There is a slight chance that you are running into a controller firmware issue or configuration limitation. The last release of firmware for that controller was in 2009. Old gear plus a really abnormal configuration like yours are edge cases that require some work to fix. This could also be a problem with the enclosure.

  • Do you have good backups?
  • Are you in a position to bring firmware of all components up-to-date?
  • Can you power cycle everything here and watch the system POST messages closely to read the RAID controller output?
  • You may be able to jump-start the rebuild process, assuming there are no real READ errors on the drives.

So it's counter-intuitive, but a power-off, wait and power-on may be your best bet.
It could also be your worst bet, so hopefully you have backups. :(

ewwhite
  • 194,921
  • 91
  • 434
  • 799
  • I totally agree that this is too many disks for a RAID5 configuration.

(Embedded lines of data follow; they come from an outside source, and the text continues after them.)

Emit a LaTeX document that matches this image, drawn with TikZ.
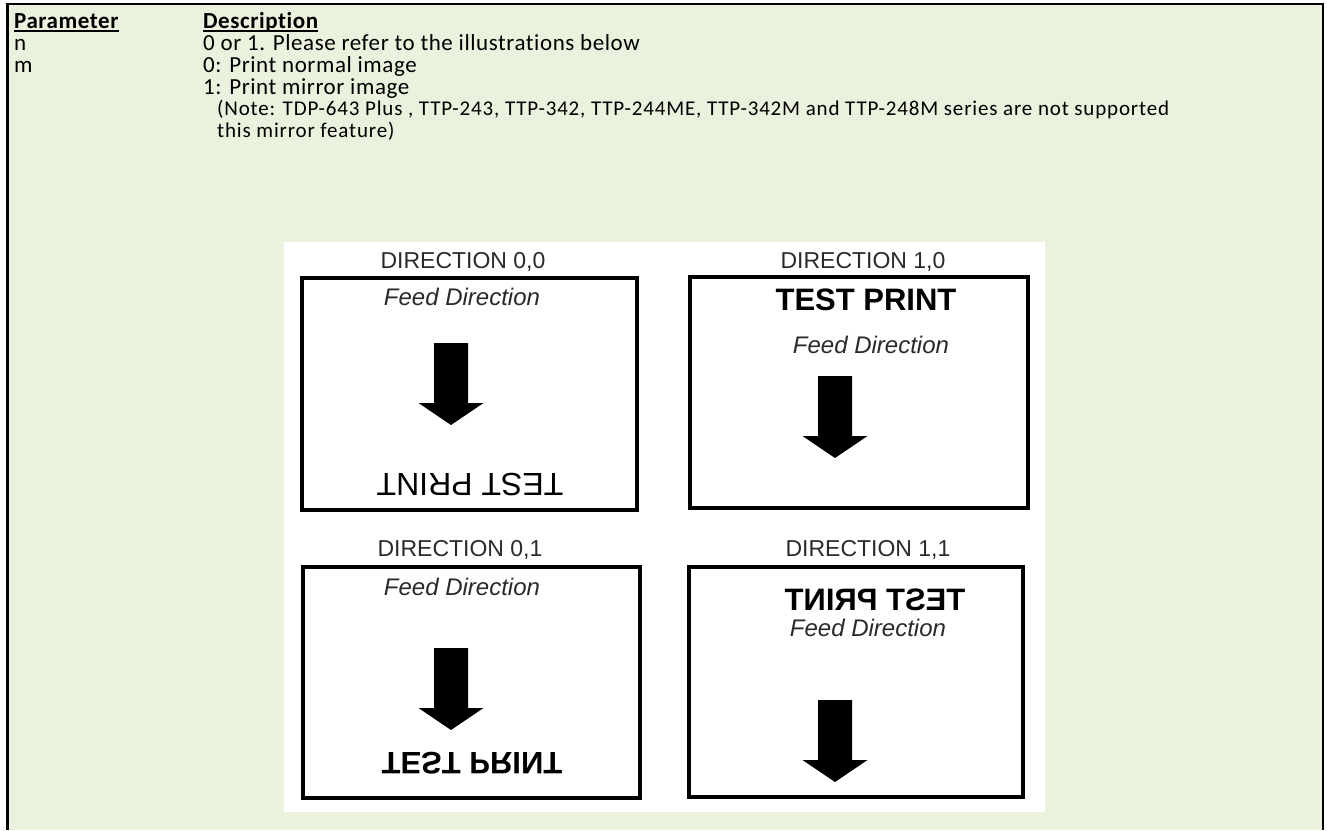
\documentclass[tikz,border=0pt]{standalone}
\usepackage{fontspec}
\usepackage{graphicx}
\setmainfont[Ligatures=NoCommon]{Carlito}
\newfontfamily\bodyfont[Ligatures=NoCommon,LetterSpace=2.5]{Carlito}
\newfontfamily\notefont[Ligatures=NoCommon,LetterSpace=4]{Carlito}
\newfontfamily\arialf{Liberation Sans}
\definecolor{tblgreen}{HTML}{EAF1DD}
\definecolor{labgray}{HTML}{2A2A2A}
\newcommand\feedarrow[2]{%
  \fill (#1-17,#2-82) -- (#1+17,#2-82) -- (#1+17,#2-22) -- (#1+32.5,#2-22)
    -- (#1,#2) -- (#1-32.5,#2-22) -- (#1-17,#2-22) -- cycle;}
\begin{document}
\begin{tikzpicture}[x=1pt,y=-1pt,
  txt/.style={anchor=base west,inner sep=0pt,font=\bodyfont\fontsize{23}{23}\selectfont},
  headtxt/.style={txt,font=\bodyfont\bfseries\fontsize{23}{23}\selectfont},
  notetxt/.style={anchor=base west,inner sep=0pt,font=\notefont\fontsize{21}{21}\selectfont},
  uline/.style={line width=1.6pt},
  dirlab/.style={inner sep=0pt,text=labgray,font=\arialf\fontsize{23}{23}\selectfont},
  feedlab/.style={inner sep=0pt,text=labgray,font=\arialf\itshape\fontsize{24}{24}\selectfont},
  testreg/.style={inner sep=0pt,font=\arialf\fontsize{32}{32}\selectfont},
  testbold/.style={inner sep=0pt,font=\arialf\bfseries\fontsize{31}{31}\selectfont},
  labelbox/.style={draw=black,line width=4pt}]
\useasboundingbox (0,0) rectangle (1327,830);
\fill[white] (0,0) rectangle (1327,830);
\fill[tblgreen] (8.5,5) rectangle (1322,830);
\draw[line width=2.5pt] (7.5,830) -- (7.5,4) -- (1323,4) -- (1323,830);
% header and rows
\node[headtxt] (hpar) at (14,28) {Parameter};
\node[headtxt] (hdesc) at (203,28) {Description};
\draw[uline] ([yshift=-3pt]hpar.base west) -- ([yshift=-3pt]hpar.base east);
\draw[uline] ([yshift=-3pt]hdesc.base west) -- ([yshift=-3pt]hdesc.base east);
\node[txt] (pn) at (14,50) {n};
\node[txt] (dn) at (203,50) {0 or 1. Please refer to the illustrations below};
\node[txt] (pm) at (14,72) {m};
\node[txt] (dm0) at (203,72) {0: Print normal image};
\node[txt] (dm1) at (203,94) {1: Print mirror image};
\node[notetxt] (note1) at (217,115) {(Note: TDP-643 Plus , TTP-243, TTP-342, TTP-244ME, TTP-342M and TTP-248M series are not supported};
\node[notetxt] (note2) at (217,137) {this mirror feature)};
% illustration area
\fill[white] (284,242) rectangle (1045,812);
% DIRECTION 0,0
\draw[labelbox] (302,278) rectangle (637,510);
\node[dirlab] (d00) at (463,262) {DIRECTION 0,0};
\node[feedlab] (f00) at (462,297) {Feed Direction};
\feedarrow{451}{425}
\node[testreg] (t00) at (470,485) {\rotatebox[origin=c]{180}{TEST PRINT}};
% DIRECTION 1,0
\draw[labelbox] (690,277) rectangle (1028,508);
\node[dirlab] (d10) at (863,262) {DIRECTION 1,0};
\node[testbold] (t10) at (866,300) {TEST PRINT};
\node[feedlab] (f10) at (871,345) {Feed Direction};
\feedarrow{835}{458}
% DIRECTION 0,1
\draw[labelbox] (303,567) rectangle (640,798);
\node[dirlab] (d01) at (460,550) {DIRECTION 0,1};
\node[feedlab] (f01) at (462,587) {Feed Direction};
\feedarrow{451}{730}
\node[testbold] (t01) at (472,763) {\rotatebox[origin=c]{180}{\reflectbox{TEST PRINT}}};
% DIRECTION 1,1
\draw[labelbox] (689,567) rectangle (1023,797);
\node[dirlab] (d11) at (868,550) {DIRECTION 1,1};
\node[testbold] (t11) at (875,600) {\reflectbox{TEST PRINT}};
\node[feedlab] (f11) at (868,628) {Feed Direction};
\feedarrow{835}{782}
\end{tikzpicture}
\end{document}
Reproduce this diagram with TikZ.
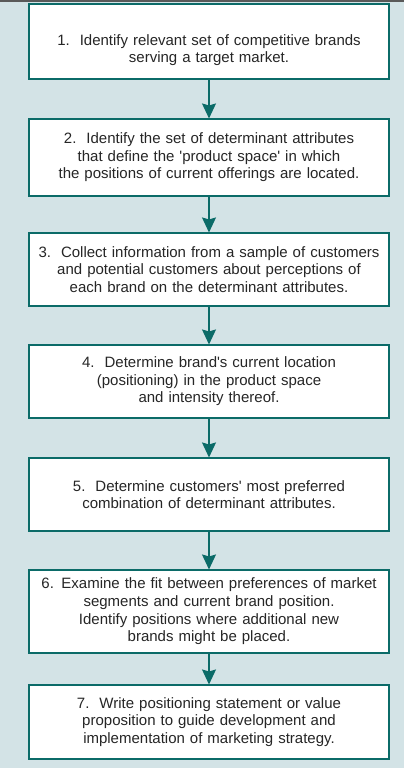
\documentclass[tikz,border=0pt]{standalone}
\usepackage{fontspec}
\setmainfont{Liberation Sans}
\usetikzlibrary{arrows.meta}
\definecolor{bgblue}{HTML}{D3E3E6}
\definecolor{teal}{HTML}{0B6B68}
\definecolor{txtgray}{HTML}{262626}
\begin{document}
\begin{tikzpicture}[x=1pt,y=1pt,
    stepbox/.style={draw=teal,line width=1.1pt,fill=white,minimum width=360pt,
      text width=358pt,align=center,inner sep=0pt,text=txtgray,
      font=\fontsize{15pt}{17.6pt}\selectfont},
    flow/.style={draw=teal,line width=1.1pt,-{Stealth[length=15pt,width=14pt,inset=2pt,fill=teal]}}]
    \fill[bgblue] (0,0) rectangle (404,-768);
    \fill[black!65] (0,0) rectangle (404,-2);
    \useasboundingbox (0,0) rectangle (404,-768);
    \node[stepbox,minimum height=75pt] (s1) at (209,-41.5) {\rule{0pt}{28pt}1.\ \ Identify relevant set of competitive brands\\ serving a target market.};
    \node[stepbox,minimum height=77pt] (s2) at (209,-157.5) {2.\ \ Identify the set of determinant attributes\\ that define the \textquotesingle product space\textquotesingle\ in which\\ the positions of current offerings are located.};
    \node[stepbox,minimum height=73pt] (s3) at (209,-269.5) {3.\ \ Collect information from a sample of customers\\ and potential customers about perceptions of\\ each brand on the determinant attributes.};
    \node[stepbox,minimum height=73pt] (s4) at (209,-381.5) {4.\ \ Determine brand\textquotesingle s current location\\ (positioning) in the product space\\ and intensity thereof.};
    \node[stepbox,minimum height=73pt] (s5) at (209,-494.5) {5.\ \ Determine customers\textquotesingle\ most preferred\\ combination of determinant attributes.};
    \node[stepbox,minimum height=83pt] (s6) at (209,-611.5) {6. Examine the fit between preferences of market\\ segments and current brand position.\\ Identify positions where additional new\\ brands might be placed.};
    \node[stepbox,minimum height=74pt] (s7) at (209,-722) {7.\ \ Write positioning statement or value\\ proposition to guide development and\\ implementation of marketing strategy.};
    \foreach \a/\b in {s1/s2,s2/s3,s3/s4,s4/s5,s5/s6,s6/s7}
        \draw[flow] (\a) -- (\b);
\end{tikzpicture}
\end{document}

RAID5+5 or RAID6 with a hot spare would have been more appropriate with this number of disks. – kasperd Oct 23 '14 at 17:16
1

An old post, i know, but might be helpfull for others. My P410i does this most of the time, when i replace a disk. The new disk initializes, and then it says Ready to rebuild, but nothing happens. When it does this, i unplug the power for the disk i just replaced, that it wouldn't rebuild. Wait 10-15 secs, and replug it, then rebuilding starts. I'm running a Raid 50 with 8 disks on it - think it is on 6 years and counting, and have had 3 faulty disks over time - But rebuilded 6 times, because i replaced with a temporary disk, until i got the right spare.